Pour les articles en lin ou en chanvre, l’importation est plus forte. C’est, quant aux tissus, 17 millions de fr. en 1846, et, pour la moyenne des cinq années antérieures, 20 millions ; — quant aux fils, 17,300,000 fr. en 1846, et, pour la moyenne des cinq années, 35,300,000 francs[1]. Eh bien ! malgré l’importance relative de cette importation, est-ce encore là ce qui gêne les fabricans français ? Quelques-uns peut-être le disent par habitude, mais les plus attentifs savent le contraire et le proclament hautement. Leur industrie souffre, il est vrai, mais ce n’est pas l’importation étrangère qui en est cause ; ils s’en préoccupent à peine aujourd’hui. Ce qui les gêne, c’est le défaut de consommation ; c’est la concurrence intérieure, qui, bien que restreinte encore, est déjà trop grande en raison du débouché ; c’est enfin la décroissance continue de la consommation des toiles et le défaut presque absolu de la vente des fils à l’étranger. Donnez à cette industrie comme à l’autre ses matières premières à bon marché, le lin et le chanvre, soit teillés, soit peignés, la houille, la fonte, le fer, l’acier, le bois, l’huile et le reste, et vous la verrez bientôt prendre une activité nouvelle, tant par l’augmentation de la consommation au dedans que par l’ouverture de nouveaux débouchés au dehors, sans que l’importation étrangère, dût-elle s’accroître encore, fasse le moindre obstacle à ses progrès.

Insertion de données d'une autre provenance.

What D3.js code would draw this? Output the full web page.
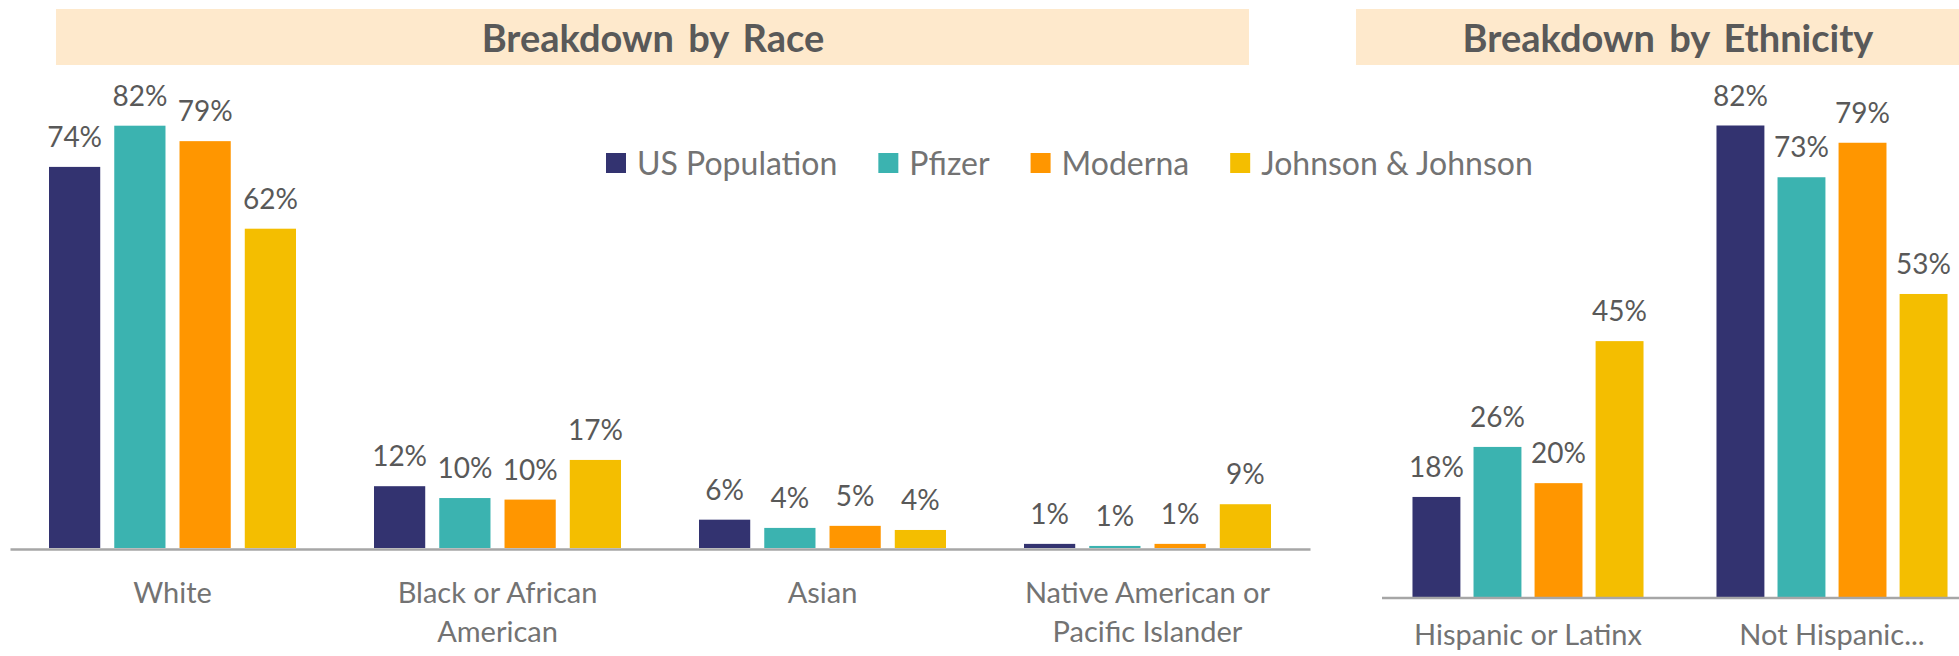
<!DOCTYPE html>
<html>
<head>
<meta charset="utf-8">
<script src="https://cdn.jsdelivr.net/npm/d3@7"></script>
<style>
  html, body { margin: 0; padding: 0; background: #ffffff; }
  svg { display: block; }
  text { font-family: Lato, "Open Sans", sans-serif; }
</style>
</head>
<body>
<svg id="chart" width="1959" height="656"></svg>
<script>
// ---------- data ----------
const series = ["US Population", "Pfizer", "Moderna", "Johnson & Johnson"];
const seriesColors = ["#333370", "#3bb3b0", "#ff9600", "#f4be00"];

const raceCategories = ["White", "Black or African American", "Asian", "Native American or Pacific Islander"];
const raceCategoryLines = [["White"], ["Black or African", "American"], ["Asian"], ["Native American or", "Pacific Islander"]];
// values (percent) per series, in raceCategories order
const raceUSPopulation = [74, 12, 5.5, 0.8];
const racePfizer       = [82, 9.7, 3.9, 0.4];
const raceModerna      = [79, 9.4, 4.3, 0.8];
const raceJJ           = [62, 17.1, 3.5, 8.5];
// printed data labels
const raceUSPopulationLabels = ["74%", "12%", "6%", "1%"];
const racePfizerLabels       = ["82%", "10%", "4%", "1%"];
const raceModernaLabels      = ["79%", "10%", "5%", "1%"];
const raceJJLabels           = ["62%", "17%", "4%", "9%"];

const ethCategories = ["Hispanic or Latinx", "Not Hispanic..."];
const ethUSPopulation = [17.4, 82];
const ethPfizer       = [26.1, 73];
const ethModerna      = [19.8, 79];
const ethJJ           = [44.5, 52.7];
const ethUSPopulationLabels = ["18%", "82%"];
const ethPfizerLabels       = ["26%", "73%"];
const ethModernaLabels      = ["20%", "79%"];
const ethJJLabels           = ["45%", "53%"];

const titles = ["Breakdown by Race", "Breakdown by Ethnicity"];

// ---------- build tables ----------
function table(cats, valsBySeries, labsBySeries) {
  return cats.map((c, i) => ({
    cat: c,
    bars: series.map((s, j) => ({ s, v: valsBySeries[j][i], lab: labsBySeries[j][i] }))
  }));
}
const raceData = table(raceCategories,
  [raceUSPopulation, racePfizer, raceModerna, raceJJ],
  [raceUSPopulationLabels, racePfizerLabels, raceModernaLabels, raceJJLabels]);
const ethData = table(ethCategories,
  [ethUSPopulation, ethPfizer, ethModerna, ethJJ],
  [ethUSPopulationLabels, ethPfizerLabels, ethModernaLabels, ethJJLabels]);

const svg = d3.select("#chart");
const color = d3.scaleOrdinal().domain(series).range(seriesColors);

const LABEL_COLOR = "#595959";
const CAT_COLOR = "#737373";
const AXIS_COLOR = "#a6a6a6";

// ---------- banners ----------
const banners = [
  { x0: 56, x1: 1249, title: titles[0], cx: 653 },
  { x0: 1356, x1: 1980, title: titles[1], cx: 1668 }
];
const bg = svg.append("g");
bg.selectAll("rect").data(banners).join("rect")
  .attr("x", d => d.x0).attr("y", 9)
  .attr("width", d => d.x1 - d.x0).attr("height", 56)
  .attr("fill", "#fee9cc");
bg.selectAll("text").data(banners).join("text")
  .attr("x", d => d.cx).attr("y", 52)
  .attr("text-anchor", "middle")
  .attr("font-weight", "bold")
  .attr("font-size", 38)
  .attr("word-spacing", 5)
  .attr("fill", LABEL_COLOR)
  .text(d => d.title);

// ---------- panel drawing ----------
function drawPanel(data, opts) {
  const g = svg.append("g");
  const x0 = d3.scaleBand().domain(data.map(d => d.cat)).range([opts.left, opts.right]).padding(0);
  const bw = x0.bandwidth();
  const span = bw * 0.76;
  const x1 = d3.scaleBand().domain(series)
    .range([(bw - span) / 2, (bw + span) / 2])
    .paddingInner(0.215).paddingOuter(0);
  const y = d3.scaleLinear().domain([0, 100]).range([opts.base, opts.base - opts.pxPer100]);

  const groups = g.selectAll("g.grp").data(data).join("g")
    .attr("class", "grp")
    .attr("transform", d => `translate(${x0(d.cat)},0)`);

  groups.selectAll("rect").data(d => d.bars).join("rect")
    .attr("x", d => x1(d.s))
    .attr("width", x1.bandwidth())
    .attr("y", d => y(d.v))
    .attr("height", d => y(0) - y(d.v))
    .attr("fill", d => color(d.s));

  groups.selectAll("text.val").data(d => d.bars).join("text")
    .attr("class", "val")
    .attr("x", d => x1(d.s) + x1.bandwidth() / 2)
    .attr("y", d => y(d.v) - 20)
    .attr("text-anchor", "middle")
    .attr("font-size", 28)
    .attr("fill", LABEL_COLOR)
    .text(d => d.lab);

  // axis line
  const axis = d3.axisBottom(x0).tickSize(0).tickSizeOuter(0).tickFormat("");
  const ax = g.append("g").attr("transform", `translate(0,${opts.base + 1})`).call(axis);
  ax.select(".domain").attr("stroke", AXIS_COLOR).attr("stroke-width", 2.5);
  if (opts.axisStart != null) {
    ax.select(".domain").attr("d", `M${opts.axisStart},0H${opts.right}`);
  }

  // category labels
  const cl = g.selectAll("text.cat").data(data).join("text")
    .attr("class", "cat")
    .attr("text-anchor", "middle")
    .attr("font-size", 29)
    .attr("fill", CAT_COLOR)
    .attr("transform", d => `translate(${x0(d.cat) + bw / 2},${opts.base + opts.labelOffset})`);
  cl.selectAll("tspan").data((d, i) => opts.lines[i]).join("tspan")
    .attr("x", 0)
    .attr("dy", (d, i) => i === 0 ? 0 : 39)
    .text(d => d);
}

drawPanel(raceData, { left: 10, right: 1310, base: 548, pxPer100: 515, labelOffset: 55,
  lines: raceCategoryLines });
drawPanel(ethData, { left: 1376, right: 1984, base: 597, pxPer100: 575, axisStart: 1382, labelOffset: 48,
  lines: ethCategories.map(c => [c]) });

// ---------- legend ----------
const legend = svg.append("g").attr("transform", "translate(606,0)");
let lx = 0;
series.forEach((s, i) => {
  const it = legend.append("g").attr("transform", `translate(${lx},0)`);
  it.append("rect").attr("x", 0).attr("y", 153).attr("width", 20).attr("height", 20).attr("fill", color(s));
  const t = it.append("text").attr("x", 31).attr("y", 175)
    .attr("font-size", 32).attr("fill", CAT_COLOR).text(s);
  const w = t.node().getComputedTextLength();
  lx += 31 + w + 41;
});
</script>
</body>
</html>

Si les industries de la soie et du lin souffrent si peu, sous l’empire de tarifs modérés, de la concurrence étrangère, pourquoi les industries du coton et de la laine en souffriraient-elles davantage ? Les situations sont différentes, dira-t-on : oh ! oui, elles sont différentes, mais ce n’est pas comme on voudrait l’entendre. C’est plutôt en ce sens que les deux industries actuellement protégées par des prohibitions absolues pourraient supporter la concurrence étrangère beaucoup mieux que les deux autres, beaucoup mieux surtout que l’industrie du lin.

La manufacture du lin et du chanvre, au moins celle qui fait usage des machines, est, de toutes les branches de notre industrie, la plus nouvelle, et, par conséquent, celle qui a pu et dû faire le moins de

  1. Nous ne parlons pas de l’importation de 1847, qui a été encore inférieure à celle de 1846, mais qu’on peut considérer comme exceptionnelle, à cause de la crise des subsistances qui e affecté toutes les consommations.